Set all the material down again unchanged, without the pictures.

[Start]

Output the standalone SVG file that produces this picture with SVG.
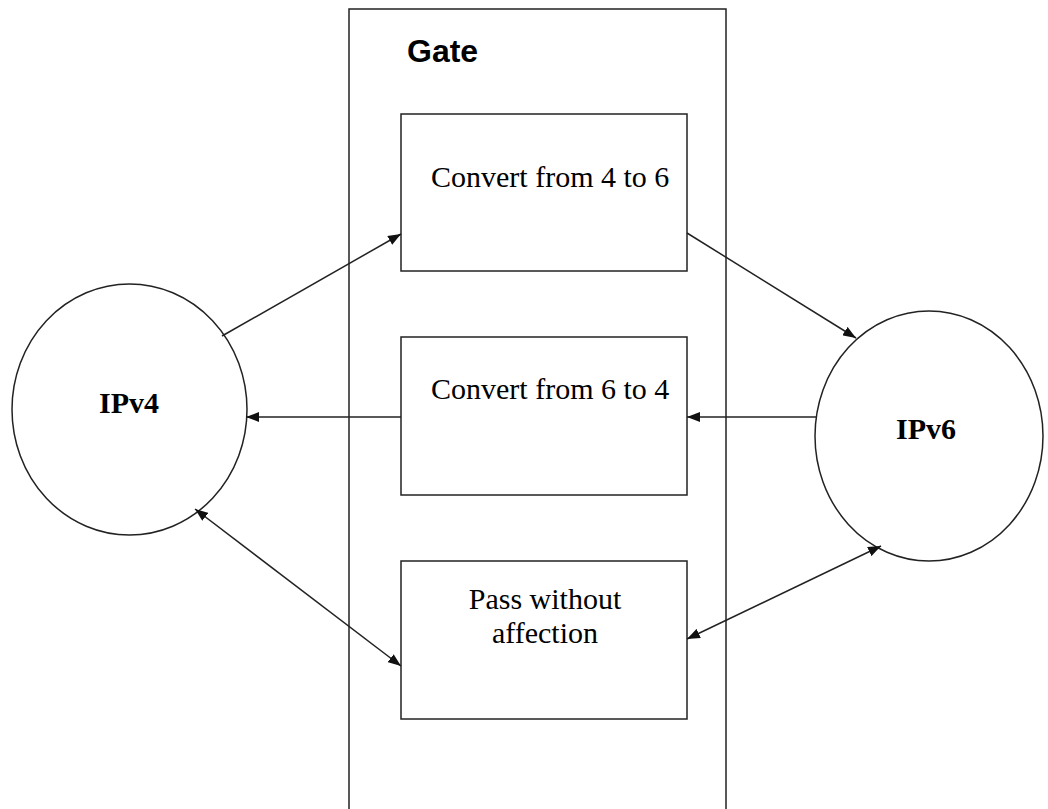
<svg xmlns="http://www.w3.org/2000/svg" width="1048" height="809" viewBox="0 0 1048 809">
  <style>
    .shape { fill: #ffffff; stroke: #222222; stroke-width: 1.5; }
    .link { fill: none; stroke: #222222; stroke-width: 1.5; }
    .serif { font-family: "Liberation Serif", "Times New Roman", serif; font-size: 30px; fill: #000000; }
    .bold { font-weight: bold; }
    .title { font-family: "Liberation Sans", Arial, sans-serif; font-size: 32px; font-weight: bold; fill: #000000; }
  </style>
  <defs>
    <marker id="head" markerUnits="userSpaceOnUse" markerWidth="14" markerHeight="10" refX="13" refY="5" orient="auto-start-reverse">
      <path d="M0,0 L13,5 L0,10 z" fill="#111111"/>
    </marker>
  </defs>
  <rect width="1048" height="809" fill="#ffffff"/>

  <!-- gateway container -->
  <g id="gate">
    <rect class="shape" x="349" y="9" width="377" height="820"/>
    <text class="title" x="407" y="62">Gate</text>
  </g>

  <g id="convert46">
    <rect class="shape" x="401" y="114" width="286" height="157"/>
    <text class="serif" x="431" y="187">Convert from 4 to 6</text>
  </g>

  <g id="convert64">
    <rect class="shape" x="401" y="337" width="286" height="158"/>
    <text class="serif" x="431" y="399">Convert from 6 to 4</text>
  </g>

  <g id="pass">
    <rect class="shape" x="401" y="561" width="286" height="158"/>
    <text class="serif" x="545" y="609" text-anchor="middle">Pass without</text>
    <text class="serif" x="545" y="643" text-anchor="middle">affection</text>
  </g>

  <g id="ipv4">
    <ellipse class="shape" cx="129.5" cy="409.5" rx="117.5" ry="125.5"/>
    <text class="serif bold" x="129" y="413" text-anchor="middle">IPv4</text>
  </g>

  <g id="ipv6">
    <ellipse class="shape" cx="929" cy="436" rx="114" ry="125"/>
    <text class="serif bold" x="926" y="439" text-anchor="middle">IPv6</text>
  </g>

  <!-- connectors -->
  <g id="connectors">
    <line class="link" x1="222" y1="336" x2="401" y2="234" marker-end="url(#head)"/>
    <line class="link" x1="687" y1="233" x2="856" y2="338" marker-end="url(#head)"/>
    <line class="link" x1="401" y1="417" x2="246" y2="417" marker-end="url(#head)"/>
    <line class="link" x1="816" y1="417" x2="687" y2="417" marker-end="url(#head)"/>
    <line class="link" x1="195" y1="509" x2="401" y2="666" marker-start="url(#head)" marker-end="url(#head)"/>
    <line class="link" x1="687" y1="639" x2="881" y2="546" marker-start="url(#head)" marker-end="url(#head)"/>
  </g>
</svg>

[End]

• [Task solution]:
Output the standalone SVG file that produces this picture with SVG.
<svg xmlns="http://www.w3.org/2000/svg" width="1048" height="809" viewBox="0 0 1048 809">
  <style>
    .shape { fill: #ffffff; stroke: #222222; stroke-width: 1.5; }
    .link { fill: none; stroke: #222222; stroke-width: 1.5; }
    .serif { font-family: "Liberation Serif", "Times New Roman", serif; font-size: 30px; fill: #000000; }
    .bold { font-weight: bold; }
    .title { font-family: "Liberation Sans", Arial, sans-serif; font-size: 32px; font-weight: bold; fill: #000000; }
  </style>
  <defs>
    <marker id="head" markerUnits="userSpaceOnUse" markerWidth="14" markerHeight="10" refX="13" refY="5" orient="auto-start-reverse">
      <path d="M0,0 L13,5 L0,10 z" fill="#111111"/>
    </marker>
  </defs>
  <rect width="1048" height="809" fill="#ffffff"/>

  <!-- gateway container -->
  <g id="gate">
    <rect class="shape" x="349" y="9" width="377" height="820"/>
    <text class="title" x="407" y="62">Gate</text>
  </g>

  <g id="convert46">
    <rect class="shape" x="401" y="114" width="286" height="157"/>
    <text class="serif" x="431" y="187">Convert from 4 to 6</text>
  </g>

  <g id="convert64">
    <rect class="shape" x="401" y="337" width="286" height="158"/>
    <text class="serif" x="431" y="399">Convert from 6 to 4</text>
  </g>

  <g id="pass">
    <rect class="shape" x="401" y="561" width="286" height="158"/>
    <text class="serif" x="545" y="609" text-anchor="middle">Pass without</text>
    <text class="serif" x="545" y="643" text-anchor="middle">affection</text>
  </g>

  <g id="ipv4">
    <ellipse class="shape" cx="129.5" cy="409.5" rx="117.5" ry="125.5"/>
    <text class="serif bold" x="129" y="413" text-anchor="middle">IPv4</text>
  </g>

  <g id="ipv6">
    <ellipse class="shape" cx="929" cy="436" rx="114" ry="125"/>
    <text class="serif bold" x="926" y="439" text-anchor="middle">IPv6</text>
  </g>

  <!-- connectors -->
  <g id="connectors">
    <line class="link" x1="222" y1="336" x2="401" y2="234" marker-end="url(#head)"/>
    <line class="link" x1="687" y1="233" x2="856" y2="338" marker-end="url(#head)"/>
    <line class="link" x1="401" y1="417" x2="246" y2="417" marker-end="url(#head)"/>
    <line class="link" x1="816" y1="417" x2="687" y2="417" marker-end="url(#head)"/>
    <line class="link" x1="195" y1="509" x2="401" y2="666" marker-start="url(#head)" marker-end="url(#head)"/>
    <line class="link" x1="687" y1="639" x2="881" y2="546" marker-start="url(#head)" marker-end="url(#head)"/>
  </g>
</svg>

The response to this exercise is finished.